* _Task description_
Give only the number of lines below that contain the word "this".

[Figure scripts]

--------

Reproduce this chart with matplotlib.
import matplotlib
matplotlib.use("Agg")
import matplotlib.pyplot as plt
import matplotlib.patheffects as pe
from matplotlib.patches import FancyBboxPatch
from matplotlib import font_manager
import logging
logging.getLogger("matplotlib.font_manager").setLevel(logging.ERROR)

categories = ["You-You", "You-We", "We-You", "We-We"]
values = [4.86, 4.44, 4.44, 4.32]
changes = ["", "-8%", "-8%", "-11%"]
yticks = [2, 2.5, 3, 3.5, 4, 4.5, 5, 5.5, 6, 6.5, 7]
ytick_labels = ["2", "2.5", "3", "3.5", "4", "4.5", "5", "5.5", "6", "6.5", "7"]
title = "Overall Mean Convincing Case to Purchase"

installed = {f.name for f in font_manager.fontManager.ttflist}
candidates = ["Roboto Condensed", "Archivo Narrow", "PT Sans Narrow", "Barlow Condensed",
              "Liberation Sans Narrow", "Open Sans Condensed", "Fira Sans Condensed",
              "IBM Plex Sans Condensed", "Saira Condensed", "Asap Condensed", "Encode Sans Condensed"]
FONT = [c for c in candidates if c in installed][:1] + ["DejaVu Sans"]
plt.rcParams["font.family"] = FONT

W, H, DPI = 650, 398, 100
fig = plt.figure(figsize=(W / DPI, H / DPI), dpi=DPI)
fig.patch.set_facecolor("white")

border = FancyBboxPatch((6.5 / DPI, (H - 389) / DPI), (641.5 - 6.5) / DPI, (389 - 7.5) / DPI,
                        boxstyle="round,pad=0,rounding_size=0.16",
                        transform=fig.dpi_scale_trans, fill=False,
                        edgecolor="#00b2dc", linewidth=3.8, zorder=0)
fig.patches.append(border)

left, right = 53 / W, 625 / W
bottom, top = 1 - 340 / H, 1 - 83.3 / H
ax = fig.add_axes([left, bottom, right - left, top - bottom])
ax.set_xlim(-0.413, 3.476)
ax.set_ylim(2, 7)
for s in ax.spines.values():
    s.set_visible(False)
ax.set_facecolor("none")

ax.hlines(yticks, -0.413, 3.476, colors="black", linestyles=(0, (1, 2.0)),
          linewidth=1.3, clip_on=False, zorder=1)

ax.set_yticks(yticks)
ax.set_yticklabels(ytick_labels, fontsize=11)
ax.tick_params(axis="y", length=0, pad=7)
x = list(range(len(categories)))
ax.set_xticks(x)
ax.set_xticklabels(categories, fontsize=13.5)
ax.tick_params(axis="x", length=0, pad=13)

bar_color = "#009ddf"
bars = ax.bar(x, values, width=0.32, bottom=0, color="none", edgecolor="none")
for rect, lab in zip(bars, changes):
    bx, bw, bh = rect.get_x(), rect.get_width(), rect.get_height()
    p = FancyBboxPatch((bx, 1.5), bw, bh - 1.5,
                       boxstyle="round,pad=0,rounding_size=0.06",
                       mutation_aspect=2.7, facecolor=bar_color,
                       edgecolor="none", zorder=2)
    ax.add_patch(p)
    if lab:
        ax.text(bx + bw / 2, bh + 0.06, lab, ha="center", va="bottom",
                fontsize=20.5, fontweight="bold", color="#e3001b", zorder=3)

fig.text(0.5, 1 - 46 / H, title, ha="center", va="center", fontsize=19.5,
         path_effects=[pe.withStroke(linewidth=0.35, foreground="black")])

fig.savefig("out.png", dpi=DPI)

--------

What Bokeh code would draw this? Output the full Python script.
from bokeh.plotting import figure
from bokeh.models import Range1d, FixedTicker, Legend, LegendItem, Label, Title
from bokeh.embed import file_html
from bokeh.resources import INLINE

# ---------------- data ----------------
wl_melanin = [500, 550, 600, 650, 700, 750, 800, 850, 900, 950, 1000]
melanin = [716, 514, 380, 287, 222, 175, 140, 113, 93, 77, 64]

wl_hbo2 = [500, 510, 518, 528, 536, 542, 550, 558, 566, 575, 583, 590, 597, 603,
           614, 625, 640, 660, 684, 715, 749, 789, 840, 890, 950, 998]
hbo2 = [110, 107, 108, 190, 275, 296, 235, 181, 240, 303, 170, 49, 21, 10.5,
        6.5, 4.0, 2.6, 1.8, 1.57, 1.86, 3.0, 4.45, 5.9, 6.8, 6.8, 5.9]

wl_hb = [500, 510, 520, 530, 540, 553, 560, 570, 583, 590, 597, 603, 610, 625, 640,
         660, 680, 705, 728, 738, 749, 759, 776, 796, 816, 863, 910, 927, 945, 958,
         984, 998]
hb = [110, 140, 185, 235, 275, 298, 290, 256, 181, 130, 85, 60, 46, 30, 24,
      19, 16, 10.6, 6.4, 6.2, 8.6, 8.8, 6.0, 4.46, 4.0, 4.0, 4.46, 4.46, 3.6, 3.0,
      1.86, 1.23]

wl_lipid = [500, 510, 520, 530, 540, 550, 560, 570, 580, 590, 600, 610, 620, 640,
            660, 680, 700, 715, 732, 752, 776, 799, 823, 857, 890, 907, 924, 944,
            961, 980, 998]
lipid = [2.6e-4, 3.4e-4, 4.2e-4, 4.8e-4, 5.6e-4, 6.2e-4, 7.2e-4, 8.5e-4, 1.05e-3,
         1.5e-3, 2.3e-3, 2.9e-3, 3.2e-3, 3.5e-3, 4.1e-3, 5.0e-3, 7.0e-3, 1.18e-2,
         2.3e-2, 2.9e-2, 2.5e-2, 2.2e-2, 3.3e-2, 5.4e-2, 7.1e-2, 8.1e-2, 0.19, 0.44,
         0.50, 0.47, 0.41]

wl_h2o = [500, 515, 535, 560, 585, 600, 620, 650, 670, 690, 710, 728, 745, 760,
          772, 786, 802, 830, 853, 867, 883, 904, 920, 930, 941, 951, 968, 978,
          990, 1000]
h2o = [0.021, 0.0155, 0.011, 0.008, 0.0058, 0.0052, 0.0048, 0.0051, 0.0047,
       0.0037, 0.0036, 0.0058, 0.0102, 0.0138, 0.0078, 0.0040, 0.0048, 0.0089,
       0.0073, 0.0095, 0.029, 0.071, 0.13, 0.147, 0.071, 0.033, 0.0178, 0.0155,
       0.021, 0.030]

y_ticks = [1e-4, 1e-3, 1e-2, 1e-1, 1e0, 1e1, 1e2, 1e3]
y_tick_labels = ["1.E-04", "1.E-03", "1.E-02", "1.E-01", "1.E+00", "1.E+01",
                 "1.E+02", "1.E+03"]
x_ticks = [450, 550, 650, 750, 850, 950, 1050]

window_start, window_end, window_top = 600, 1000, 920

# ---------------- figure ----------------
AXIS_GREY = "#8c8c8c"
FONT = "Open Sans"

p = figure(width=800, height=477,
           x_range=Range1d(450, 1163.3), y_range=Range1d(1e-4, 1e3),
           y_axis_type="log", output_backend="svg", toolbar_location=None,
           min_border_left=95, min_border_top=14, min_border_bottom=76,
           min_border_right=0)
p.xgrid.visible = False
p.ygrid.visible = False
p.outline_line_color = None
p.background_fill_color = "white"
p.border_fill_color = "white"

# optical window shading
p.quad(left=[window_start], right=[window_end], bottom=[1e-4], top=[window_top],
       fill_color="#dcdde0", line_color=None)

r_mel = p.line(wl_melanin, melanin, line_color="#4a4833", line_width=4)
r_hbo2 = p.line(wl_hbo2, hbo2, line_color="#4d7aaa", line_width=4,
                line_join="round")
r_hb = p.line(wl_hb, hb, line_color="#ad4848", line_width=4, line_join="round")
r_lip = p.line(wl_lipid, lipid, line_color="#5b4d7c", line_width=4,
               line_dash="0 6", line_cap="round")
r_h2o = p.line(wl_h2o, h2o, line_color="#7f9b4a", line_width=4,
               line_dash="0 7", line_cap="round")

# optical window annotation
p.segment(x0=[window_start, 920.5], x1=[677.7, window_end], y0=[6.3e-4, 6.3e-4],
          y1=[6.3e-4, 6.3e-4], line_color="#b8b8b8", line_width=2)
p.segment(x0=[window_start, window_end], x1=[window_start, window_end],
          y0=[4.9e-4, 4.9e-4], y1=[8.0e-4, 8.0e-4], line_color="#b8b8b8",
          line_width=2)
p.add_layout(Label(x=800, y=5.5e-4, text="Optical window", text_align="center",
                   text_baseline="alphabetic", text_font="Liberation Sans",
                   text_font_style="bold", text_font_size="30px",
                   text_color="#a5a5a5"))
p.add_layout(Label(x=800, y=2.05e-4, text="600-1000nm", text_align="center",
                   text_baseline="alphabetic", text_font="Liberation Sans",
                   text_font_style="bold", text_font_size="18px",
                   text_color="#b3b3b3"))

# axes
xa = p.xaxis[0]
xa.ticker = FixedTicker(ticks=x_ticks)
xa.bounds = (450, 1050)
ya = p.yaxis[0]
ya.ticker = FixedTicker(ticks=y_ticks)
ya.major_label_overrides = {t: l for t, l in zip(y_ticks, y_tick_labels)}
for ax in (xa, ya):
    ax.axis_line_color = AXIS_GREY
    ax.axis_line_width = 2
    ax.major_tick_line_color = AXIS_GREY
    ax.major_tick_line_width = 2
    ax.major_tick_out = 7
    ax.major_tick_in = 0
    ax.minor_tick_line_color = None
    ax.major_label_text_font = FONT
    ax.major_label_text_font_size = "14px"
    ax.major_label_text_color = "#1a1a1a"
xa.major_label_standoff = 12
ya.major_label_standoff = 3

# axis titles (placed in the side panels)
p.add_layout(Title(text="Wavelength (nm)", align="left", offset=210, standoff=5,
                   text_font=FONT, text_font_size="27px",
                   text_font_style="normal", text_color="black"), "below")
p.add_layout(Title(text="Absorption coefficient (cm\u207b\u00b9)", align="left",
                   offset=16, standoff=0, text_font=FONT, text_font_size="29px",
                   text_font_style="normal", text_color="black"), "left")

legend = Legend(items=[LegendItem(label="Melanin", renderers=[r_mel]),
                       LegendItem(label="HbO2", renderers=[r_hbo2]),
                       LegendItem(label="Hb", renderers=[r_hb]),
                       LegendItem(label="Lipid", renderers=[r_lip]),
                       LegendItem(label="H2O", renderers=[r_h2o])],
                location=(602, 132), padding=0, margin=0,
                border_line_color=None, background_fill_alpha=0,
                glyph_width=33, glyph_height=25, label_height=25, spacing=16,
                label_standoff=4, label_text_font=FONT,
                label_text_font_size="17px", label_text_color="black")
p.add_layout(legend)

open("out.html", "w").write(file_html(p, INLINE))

--------

* _Written answer_
2